If there is anything the characters that Osborne has created and portrayed for his Elastic Theater Co. have in common, it's that they're all damaged individuals with obvious flaws. They're not entirely ethical, not always kind, and yet they're able to evoke, if not sympathy, at least a certain level of empathy or interest. Take, for example, the character Osborne played in Bitch on Wheels, a riotous show he directed and presented at last year's Fringe Festival about the declining days of roller derby. In it he plays the unsavory owner of a derby team who, while perfectly ambulatory, is so lazy that he uses a wheelchair to get around. Creepy to the core, this character nevertheless imbues a transfixing presence.
Osborne claims his interest in characters of questionable character stems in part from a fondness for his late Uncle Frank, "who never really worked an honest day in his life; he was a bookie. He was a huge influence. ... He did card tricks and told incredible jokes and would always hold court. There was something about it all that I found remarkable."
Uncle Frank helped young Brian see how humor and the ability to spin a good yarn could draw people's attention. An interest in theater happened almost by accident when Osborne tried out for a play on a whim while at Marquette University and got the lead. Osborne was soon creating and presenting original work for friends in the basement of his college apartment house. After graduating, Osborne moved to New York, where he continued to create original, highly physical, often clown-based pieces, while also appearing in experimental and Off-Broadway productions. Through assorted jobs and connections he met a number of Philadelphia-based theater folks, including members of Pig Iron Theatre Co. and Headlong Dance Theater. Sensing a kinship with the work of these ensembles, Osborne moved to the city in 2005. "It was a no-brainer for me," he says. "I could see there were no walls between dance and theater here. I could see how physical and unpredictable the work was."

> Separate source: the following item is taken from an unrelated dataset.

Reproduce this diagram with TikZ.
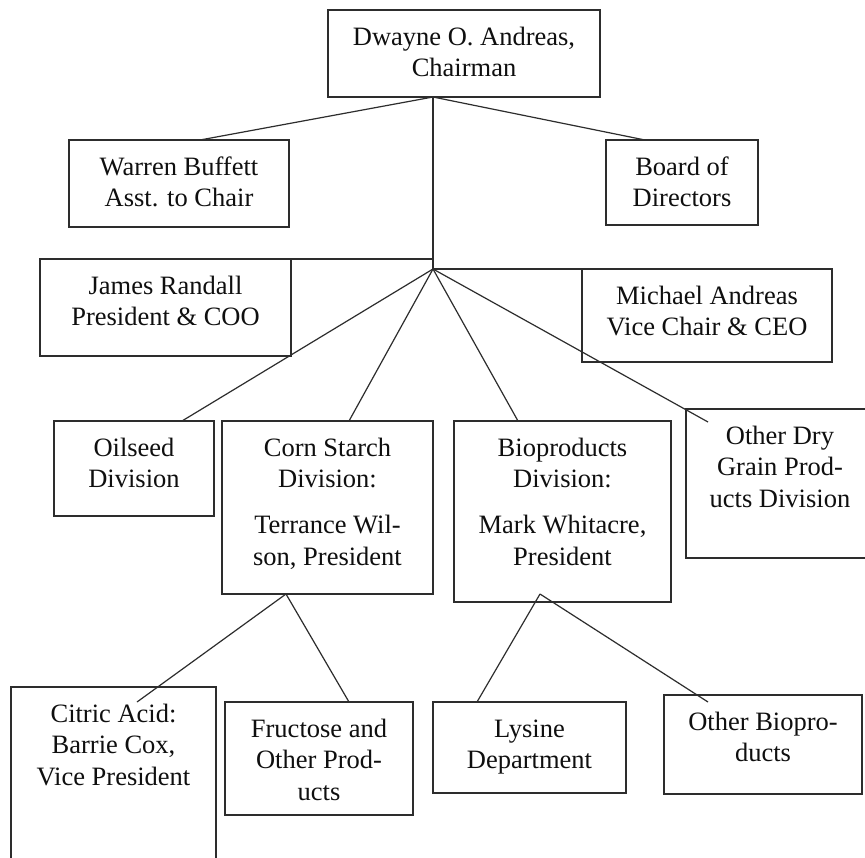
\documentclass[tikz,border=0pt]{standalone}
\usepackage{fontspec}
\setmainfont{Liberation Serif}
\usetikzlibrary{calc}
\definecolor{linec}{RGB}{45,45,45}
\definecolor{textc}{RGB}{15,15,15}
\newcommand\orgbox[6]{%
  \node[obox, minimum width={#4-#2}, minimum height={#5-#3},
    label={[lbl]north:{\rule{0pt}{20pt}#6}}] (#1) at ({(#2+#4)/2},{(#3+#5)/2}) {};}
\begin{document}
\begin{tikzpicture}[x=1pt,y=-1pt,
  obox/.style={draw=linec, line width=1.3pt, rectangle, inner sep=0pt, outer sep=0pt},
  lbl/.style={anchor=north, inner sep=0pt, outer sep=0pt, yshift=-15pt, align=center,
    text=textc, font=\fontsize{26.5}{31.8}\selectfont},
  conn/.style={draw=linec, line width=1.2pt}]
\useasboundingbox (0,0) rectangle (865,857);
\clip (0,0) rectangle (865,857);
\fill[white] (0,0) rectangle (865,857);

\orgbox{dwayne}{328}{10}{600}{97}{Dwayne O. Andreas,\\Chairman}
\orgbox{warren}{69}{140}{289}{227}{Warren Buffett\\Asst. to Chair}
\orgbox{board}{606}{140}{758}{225}{Board of\\Directors}
\orgbox{james}{40}{259}{291}{356}{James Randall\\President \& COO}
\orgbox{michael}{582}{269}{832}{362}{Michael Andreas\\Vice Chair \& CEO}
\orgbox{oilseed}{54}{421}{214}{516}{Oilseed\\Division}
\orgbox{corn}{222}{421}{433}{594}{Corn Starch\\Division:\\[14pt]Terrance Wil-\\son, President}
\orgbox{bio}{454}{421}{671}{602}{Bioproducts\\Division:\\[14pt]Mark Whitacre,\\President}
\orgbox{otherdry}{686}{409}{874}{558}{Other Dry\\Grain Prod-\\ucts Division}
\orgbox{citric}{11}{687}{216}{880}{Citric Acid:\\Barrie Cox,\\Vice President}
\orgbox{fructose}{225}{702}{413}{815}{Fructose and\\Other Prod-\\ucts}
\orgbox{lysine}{433}{702}{626}{793}{Lysine\\Department}
\orgbox{otherbio}{664}{695}{862}{794}{Other Biopro-\\ducts}

\coordinate (J) at (433,269);

\draw[conn] (dwayne.south -| J) -- (J);
\draw[conn] (dwayne.south -| J) -- ($(warren.north west)+(131,0)$);
\draw[conn] (dwayne.south -| J) -- ($(board.north west)+(39,0)$);
\draw[conn] (james.north -| J) -- ($(james.north west)+(177,0)$);
\draw[conn] (J) -- ($(michael.north west)+(125,0)$);
\draw[conn] (J) -- ($(oilseed.north west)+(128,0)$);
\draw[conn] (J) -- ($(corn.north west)+(127,0)$);
\draw[conn] (J) -- ($(bio.north west)+(64,0)$);
\draw[conn] (J) -- ($(otherdry.north west)+(22,13)$);
\draw[conn] ($(corn.south west)+(64,0)$) -- ($(citric.north west)+(126,15)$);
\draw[conn] ($(corn.south west)+(64,0)$) -- ($(fructose.north west)+(124,0)$);
\draw[conn] ($(bio.south west)+(86,-8)$) -- ($(lysine.north west)+(44,0)$);
\draw[conn] ($(bio.south west)+(86,-8)$) -- ($(otherbio.north west)+(44,7)$);
\end{tikzpicture}
\end{document}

Osborne's fascination with the unpredictable runs full-tilt in The Word, where his antics take many seemingly capricious turns. The scrambled plot zigs and zags in wacky ways so as to externalize the distorted psyche of the title character.
"There's nothing straightforward about how this guy [Marjoe] thinks. Once you think you know where it's going it will turn a corner and you have to catch up with him," says Suli Holum, the show's director and text consultant, who raves about the intensity of Osborne's portrayal. "He is 100 percent this character, it's a transformation. ... You get the feeling that this is a person who puts himself out there in such a way that's a little bit uncomfortable at times — it's not always successful, but he can't really tell the difference. That's where this guy lives."
Though Gortner's life story was a springboard for The Word, the show is not true biography. Osborne portrays the title character in an imagined scenario where Gortner is looking into mounting a solo confessional-type theater piece based on his life. Osborne embraces sundry states of mind throughout the presentation. These include wildly careening through eight-minute sermons of religious ecstasy, breaking into fits of paranoia and singing off-the-wall songs while playing a Yamaha synthesizer. "It's all him sorting himself out," Osborne explains. "It's sad and hilarious and it walks that fine line where you hate him, but you love how well-intentioned he is."
The sentiment is not that far-fetched, assures Osborne. "I think Marjoe was dealt a really shit hand, but he made so much of it. ... It's the idea that imperfections are to be celebrated. I think we all have the capacity to do what is deep down a dream of ours, and even if we fail, the fact that you even went at it is what matters."
The Word, Sept. 7-8, 10 p.m.; Sept. 9, 7 p.m., $15, Christ Church Neighborhood House, 20 N. American St.